Over the past year I have lost some friends and gained some friends and I feel like it’s all been for the best. Some people are only meant to be in your life for a short while and it is to teach you a lesson and to move on, I truly believe that is true.Letting go of the people in your life that are bringing you anything less than love and positivity is a true blessing in disguise and there is no shame is cutting a cord that you know in your heart is not bettering you or allowing you to grow as a person. The people that I have in my life now are the most amazing, caring and wonderful people that I have ever met.I have made some new friends that have truly been a blessing in a number of ways and have allowed me to fall more into who I really want to be as a person and I am grateful for that! The ending of 2016 and the beginning of this year also marks the 1 year until I get to marry my best friend. Next New Years Eve 2018 I will officially become a Mrs. and I cannot wait!
Experience’s that warm your heart
2016 Valentines Day had me living out my Disney dreams in my very own living room. Lady and the Tamp – spaghetti included! Is this guy unreal or what?!
Christmas 2016 was the best Christmas season I have had in a long time. The night before Christmas Eve my fiance and I saw a post online about a father that was having a hard time and was unable to give his kids the Christmas they deserved. He was reaching out asking for anyone’s help with even the smallest extra gift they had to be able to give his kids a gift from Santa. In the spirit of Christmas we jumped up and rushed to the nearest toy store to find anything we could for these kids! It was extremely fun playing elves and knowing you would be making a small difference in a fathers life and someones Christmas better! The saying giving is better than receiving really is true! We met him later on that evening with a couple bags of toys and how truly grateful he was for the gesture of kindness warmed my heart. Hugs all around! Christmas for myself wasn’t half bad either. A sentimental gift is always better than an extravagant fancy one and my fiance and friends really hit the nail directly on the head this year and had me sobbing to the backstreet boys all morning. No really, my favorite movie from my childhood was the Backstreet Boys homecoming concert in Orlando in the early 90s and my VHS tape was so worn out it wasn’t playable anymore. My fiance knowing this searched all corners of the internet and found me one. It was the best gift I’ve opened in years! Kleenex all around! Along with some other really thoughtful gifts and a ton of Gilmore Girls memorabilia including the best coffee cup I’ve ever laid my eyes on, I also received a ton of makeup for my inner makeup freak self. Speaking of…

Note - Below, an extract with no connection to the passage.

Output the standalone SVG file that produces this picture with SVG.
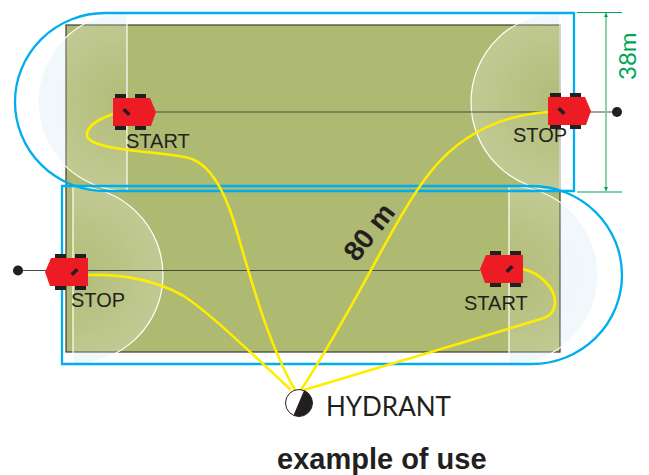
<svg xmlns="http://www.w3.org/2000/svg" width="649" height="475" viewBox="0 0 649 475">
<style>
.tint{fill:#edf6fb}
.veil{stroke:#fff;stroke-width:1.2}
.blue{fill:none;stroke:#00aeef;stroke-width:2.300}
.yellow{fill:none;stroke:#ffed00;stroke-width:2.600}
.track{fill:none;stroke:#4a4a42;stroke-width:1.100}
.body{fill:#ed1c24}
.wheel,.dot{fill:#231f20}
.lbl{font-family:"Liberation Sans",Arial,sans-serif;font-size:20px;fill:#231f20}
.dim{stroke:#00a651;stroke-width:1.200;fill:none}
</style>
<defs>
<radialGradient id="v" gradientUnits="userSpaceOnUse" cx="0" cy="0" r="89">
<stop offset="0" stop-color="#fff" stop-opacity=".04"/>
<stop offset="1" stop-color="#fff" stop-opacity=".24"/>
</radialGradient>
<radialGradient id="v1" href="#v" gradientUnits="userSpaceOnUse" cx="127" cy="102" fx="127" fy="102" r="89"/>
<radialGradient id="v2" href="#v" gradientUnits="userSpaceOnUse" cx="560" cy="102" fx="560" fy="102" r="89"/>
<radialGradient id="v3" href="#v" gradientUnits="userSpaceOnUse" cx="73" cy="275" fx="73" fy="275" r="89"/>
<radialGradient id="v4" href="#v" gradientUnits="userSpaceOnUse" cx="509" cy="275" fx="509" fy="275" r="89"/>
<g id="robot">
<rect class="wheel" x="2" y="-18" width="11" height="5"/>
<rect class="wheel" x="22" y="-18" width="11" height="5"/>
<rect class="wheel" x="2" y="13" width="11" height="5"/>
<rect class="wheel" x="22" y="13" width="11" height="5"/>
<path class="body" d="M0-14H37L43 0 38 14H0Z"/>
<rect class="wheel" x="9.500" y="-1.800" width="8" height="3.600" transform="rotate(45 13.500 0)"/>
</g>
</defs>
<g id="coverage-tint">
<path class="tint" d="M127 13A89 89 0 0 0 127 191Z"/>
<path class="tint" d="M560 13A89 89 0 0 0 560 191Z"/>
<path class="tint" d="M73 186A90 89 0 0 1 73 364Z"/>
<path class="tint" d="M509 186A89 89 0 0 1 509 364Z"/>
</g>
<g id="field">
<rect x="66" y="25" width="494" height="327" fill="#aeb971" stroke="#3c3c32" stroke-width="1.200"/>
</g>
<g id="coverage">
<path class="veil" fill="url(#v1)" d="M127 13A89 89 0 0 0 127 191Z"/>
<path class="veil" fill="url(#v2)" d="M560 13A89 89 0 0 0 560 191Z"/>
<path class="veil" fill="url(#v3)" d="M73 186A90 89 0 0 1 73 364Z"/>
<path class="veil" fill="url(#v4)" d="M509 186A89 89 0 0 1 509 364Z"/>
</g>
<g id="connectors">
<path class="blue" d="M574 13H105A90 89 0 0 0 105 191H574Z"/>
<path class="blue" d="M62 186H532A90 89 0 0 1 532 364H62Z"/>
<path class="track" d="M156 112H617"/>
<path class="track" d="M18 270.500H480"/>
<path class="yellow" d="M113 114C96 120 86 128 87 136C89 146 125 150 145 152C165 154 180 155 192 159C210 166 224 190 234 222C248 268 266 340 295 390"/>
<path class="yellow" d="M548 112C505 115 465 130 432 170C395 215 360 300 301 390"/>
<path class="yellow" d="M88 275C125 274 158 282 182 295C200 306 225 328 291 390"/>
<path class="yellow" d="M523 269C540 273 555 288 555 302C555 312 548 317 541 319L304 390"/>
</g>
<g id="robot-start-top"><use href="#robot" x="113" y="112"/><text class="lbl" x="126" y="148">START</text></g>
<g id="robot-stop-top"><use href="#robot" transform="translate(548 111)"/><circle class="dot" cx="617" cy="112" r="5"/><text class="lbl" x="513" y="142">STOP</text></g>
<g id="robot-stop-bottom"><use href="#robot" transform="translate(88 272) scale(-1 1)"/><circle class="dot" cx="18" cy="270.500" r="5"/><text class="lbl" x="71" y="307">STOP</text></g>
<g id="robot-start-bottom"><use href="#robot" transform="translate(523 269) scale(-1 1)"/><text class="lbl" x="464" y="310">START</text></g>
<g id="dimension-38m">
<path class="dim" d="M577 12.500H622M577 192H622"/>
<path d="M606 13V191" stroke="#7fcba0" stroke-width="1.800" fill="none"/>
<path d="M606 13l-2 4h4ZM606 191l-2-4h4Z" fill="#00a651"/>
<text transform="translate(636 80) rotate(-90)" font-family="Lato,'Liberation Sans',sans-serif" font-size="24" fill="#00a651">38m</text>
</g>
<g id="dimension-80m">
<text transform="translate(357 263) rotate(-52)" font-family="'Liberation Sans',Arial,sans-serif" font-weight="700" font-size="28" fill="#231f20">80 m</text>
</g>
<g id="hydrant">
<circle cx="299" cy="403" r="13.500" fill="#fff" stroke="#231f20" stroke-width="1"/>
<path d="M304 390.400A13.500 13.500 0 0 1 293.500 415.300Z" fill="#231f20"/>
<text x="326" y="416" font-family="Lato,'Liberation Sans',sans-serif" font-size="26" fill="#231f20">HYDRANT</text>
</g>
<text x="277" y="469" font-family="'Liberation Sans',Arial,sans-serif" font-weight="700" font-size="29" fill="#231f20">example of use</text>
</svg>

2016 was also the year of me falling into myself. Being true to who I am and what I am passionate about and cutting out all negativity that comes my way. In finding myself I have found that I have a true obsession for fashion and beauty that I have never opened my eyes to before!
Fav Beauty and Fashion looks of 2016!
I am definitely a big fashionista and love playing dress-up! When a woman says she has nothing to wear what she really means is I have nothing to wear for who I am today. Makeup and Fashion give you the opportunity to be whoever you want whenever you want and I absolutely love that idea!
Wishing you all a Healthy, Happy and Fabulous 2017!